**Written problem:**
Your task is to copy the listing exactly. Drop any pictures from the copy.

:::

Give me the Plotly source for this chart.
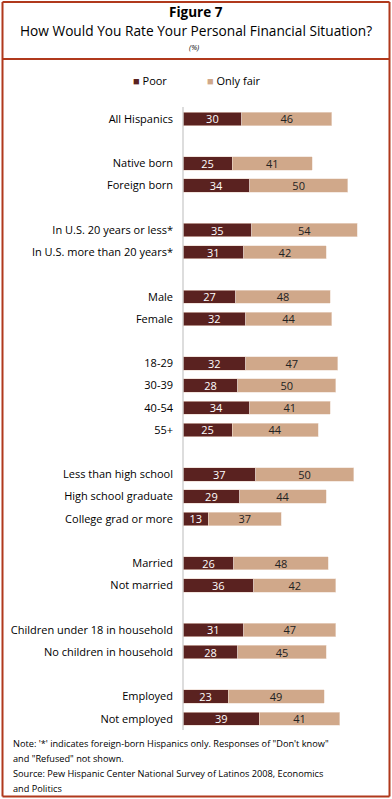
import plotly.graph_objects as go

categories = ["All Hispanics", "Native born", "Foreign born",
              "In U.S. 20 years or less*", "In U.S. more than 20 years*",
              "Male", "Female", "18-29", "30-39", "40-54", "55+",
              "Less than high school", "High school graduate", "College grad or more",
              "Married", "Not married",
              "Children under 18 in household", "No children in household",
              "Employed", "Not employed"]
slots = [0, 2, 3, 5, 6, 8, 9, 11, 12, 13, 14, 16, 17, 18, 20, 21, 23, 24, 26, 27]
poor = [30, 25, 34, 35, 31, 27, 32, 32, 28, 34, 25, 37, 29, 13, 26, 36, 31, 28, 23, 39]
only_fair = [46, 41, 50, 54, 42, 48, 44, 47, 50, 41, 44, 50, 44, 37, 48, 42, 47, 45, 49, 41]
series_names = ["Poor", "Only fair"]
series_colors = ["#5A2220", "#D0A88A"]
note_lines = ["Note: '*' indicates foreign-born Hispanics only. Responses of \"Don't know\"",
              "and \"Refused\" not shown.",
              "Source: Pew Hispanic Center National Survey of Latinos 2008, Economics",
              "and Politics"]

W, H = 392, 799
L, R, T, B = 183, 379, 103, 731
FONT = "Open Sans"
BORDER = "#B0391C"

def px(x):
    return (x - L) / (R - L)

def py(y):
    return (B - y) / (B - T)

fig = go.Figure()
fig.add_trace(go.Bar(
    y=slots, x=poor, orientation="h", name=series_names[0],
    marker=dict(color=series_colors[0], line=dict(color="#E9D4C8", width=0.6)),
    text=poor, textposition="inside", insidetextanchor="middle", textangle=0,
    textfont=dict(color="white", size=11, family=FONT), width=0.6,
))
fig.add_trace(go.Bar(
    y=slots, x=only_fair, orientation="h", name=series_names[1],
    marker=dict(color=series_colors[1], line=dict(color="#EEDDD2", width=0.6)),
    text=only_fair, textposition="inside", insidetextanchor="middle", textangle=0,
    textfont=dict(color="#222222", size=11, family=FONT), width=0.6,
))

def pline(x0, y0, x1, y1, color, width):
    return dict(type="line", xref="paper", yref="paper", x0=px(x0), x1=px(x1),
                y0=py(y0), y1=py(y1), line=dict(color=color, width=width), layer="above")

shapes = [
    pline(2.5, 2, 2.5, 796.5, BORDER, 2),
    pline(389.5, 2, 389.5, 796.5, BORDER, 2),
    pline(2.5, 2, 389.5, 2, BORDER, 2),
    pline(2.5, 796.5, 389.5, 796.5, BORDER, 2),
    pline(2.5, 59, 389.5, 59, BORDER, 2),
    pline(183, 107, 183, 730, "#BBBBBB", 1),
]

def ann(text, x, y, size, xanchor="center", **kw):
    return dict(text=text, x=px(x), y=py(y), xref="paper", yref="paper",
                xanchor=xanchor, yanchor="middle", showarrow=False,
                font=dict(size=size, family=FONT, color="black"), **kw)

annotations = [
    ann("<b>Figure 7</b>", 196, 12, 13.5, borderpad=0),
    ann("How Would You Rate Your Personal Financial Situation?", 196, 30.5, 13.7, borderpad=0),
    ann("<i>(%)</i>", 194, 47, 7.5),
    ann(f"<span style='color:{series_colors[0]}'>■</span> {series_names[0]}", 131, 80, 11, xanchor="left"),
    ann(f"<span style='color:{series_colors[1]}'>■</span> {series_names[1]}", 205, 80, 11, xanchor="left"),
]
for i, line in enumerate(note_lines):
    annotations.append(ann(line, 11, 743 + 15 * i, 9.2, xanchor="left", align="left"))

fig.update_layout(
    width=W, height=H, barmode="stack",
    margin=dict(l=L, r=W - R, t=T, b=H - B, pad=0),
    paper_bgcolor="white", plot_bgcolor="white",
    font=dict(family=FONT, size=11, color="black"),
    showlegend=False,
    uniformtext=dict(minsize=11, mode="show"),
    shapes=shapes, annotations=annotations,
)
fig.update_xaxes(range=[0, 100], showgrid=False, zeroline=False, showticklabels=False,
                 showline=False, fixedrange=True)
fig.update_yaxes(range=[27.55, -0.72], tickvals=slots, ticktext=categories,
                 showgrid=False, zeroline=False, showline=False, ticks="",
                 ticklabelstandoff=9, tickfont=dict(size=11, family=FONT, color="black"),
                 fixedrange=True)

fig.write_html("out.html", config={"displayModeBar": False},
               post_script="document.body.style.margin='0';document.body.style.overflow='hidden';")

:::

**Solution:**
Give me the Plotly source for this chart.
import plotly.graph_objects as go

categories = ["All Hispanics", "Native born", "Foreign born",
              "In U.S. 20 years or less*", "In U.S. more than 20 years*",
              "Male", "Female", "18-29", "30-39", "40-54", "55+",
              "Less than high school", "High school graduate", "College grad or more",
              "Married", "Not married",
              "Children under 18 in household", "No children in household",
              "Employed", "Not employed"]
slots = [0, 2, 3, 5, 6, 8, 9, 11, 12, 13, 14, 16, 17, 18, 20, 21, 23, 24, 26, 27]
poor = [30, 25, 34, 35, 31, 27, 32, 32, 28, 34, 25, 37, 29, 13, 26, 36, 31, 28, 23, 39]
only_fair = [46, 41, 50, 54, 42, 48, 44, 47, 50, 41, 44, 50, 44, 37, 48, 42, 47, 45, 49, 41]
series_names = ["Poor", "Only fair"]
series_colors = ["#5A2220", "#D0A88A"]
note_lines = ["Note: '*' indicates foreign-born Hispanics only. Responses of \"Don't know\"",
              "and \"Refused\" not shown.",
              "Source: Pew Hispanic Center National Survey of Latinos 2008, Economics",
              "and Politics"]

W, H = 392, 799
L, R, T, B = 183, 379, 103, 731
FONT = "Open Sans"
BORDER = "#B0391C"

def px(x):
    return (x - L) / (R - L)

def py(y):
    return (B - y) / (B - T)

fig = go.Figure()
fig.add_trace(go.Bar(
    y=slots, x=poor, orientation="h", name=series_names[0],
    marker=dict(color=series_colors[0], line=dict(color="#E9D4C8", width=0.6)),
    text=poor, textposition="inside", insidetextanchor="middle", textangle=0,
    textfont=dict(color="white", size=11, family=FONT), width=0.6,
))
fig.add_trace(go.Bar(
    y=slots, x=only_fair, orientation="h", name=series_names[1],
    marker=dict(color=series_colors[1], line=dict(color="#EEDDD2", width=0.6)),
    text=only_fair, textposition="inside", insidetextanchor="middle", textangle=0,
    textfont=dict(color="#222222", size=11, family=FONT), width=0.6,
))

def pline(x0, y0, x1, y1, color, width):
    return dict(type="line", xref="paper", yref="paper", x0=px(x0), x1=px(x1),
                y0=py(y0), y1=py(y1), line=dict(color=color, width=width), layer="above")

shapes = [
    pline(2.5, 2, 2.5, 796.5, BORDER, 2),
    pline(389.5, 2, 389.5, 796.5, BORDER, 2),
    pline(2.5, 2, 389.5, 2, BORDER, 2),
    pline(2.5, 796.5, 389.5, 796.5, BORDER, 2),
    pline(2.5, 59, 389.5, 59, BORDER, 2),
    pline(183, 107, 183, 730, "#BBBBBB", 1),
]

def ann(text, x, y, size, xanchor="center", **kw):
    return dict(text=text, x=px(x), y=py(y), xref="paper", yref="paper",
                xanchor=xanchor, yanchor="middle", showarrow=False,
                font=dict(size=size, family=FONT, color="black"), **kw)

annotations = [
    ann("<b>Figure 7</b>", 196, 12, 13.5, borderpad=0),
    ann("How Would You Rate Your Personal Financial Situation?", 196, 30.5, 13.7, borderpad=0),
    ann("<i>(%)</i>", 194, 47, 7.5),
    ann(f"<span style='color:{series_colors[0]}'>■</span> {series_names[0]}", 131, 80, 11, xanchor="left"),
    ann(f"<span style='color:{series_colors[1]}'>■</span> {series_names[1]}", 205, 80, 11, xanchor="left"),
]
for i, line in enumerate(note_lines):
    annotations.append(ann(line, 11, 743 + 15 * i, 9.2, xanchor="left", align="left"))

fig.update_layout(
    width=W, height=H, barmode="stack",
    margin=dict(l=L, r=W - R, t=T, b=H - B, pad=0),
    paper_bgcolor="white", plot_bgcolor="white",
    font=dict(family=FONT, size=11, color="black"),
    showlegend=False,
    uniformtext=dict(minsize=11, mode="show"),
    shapes=shapes, annotations=annotations,
)
fig.update_xaxes(range=[0, 100], showgrid=False, zeroline=False, showticklabels=False,
                 showline=False, fixedrange=True)
fig.update_yaxes(range=[27.55, -0.72], tickvals=slots, ticktext=categories,
                 showgrid=False, zeroline=False, showline=False, ticks="",
                 ticklabelstandoff=9, tickfont=dict(size=11, family=FONT, color="black"),
                 fixedrange=True)

fig.write_html("out.html", config={"displayModeBar": False},
               post_script="document.body.style.margin='0';document.body.style.overflow='hidden';")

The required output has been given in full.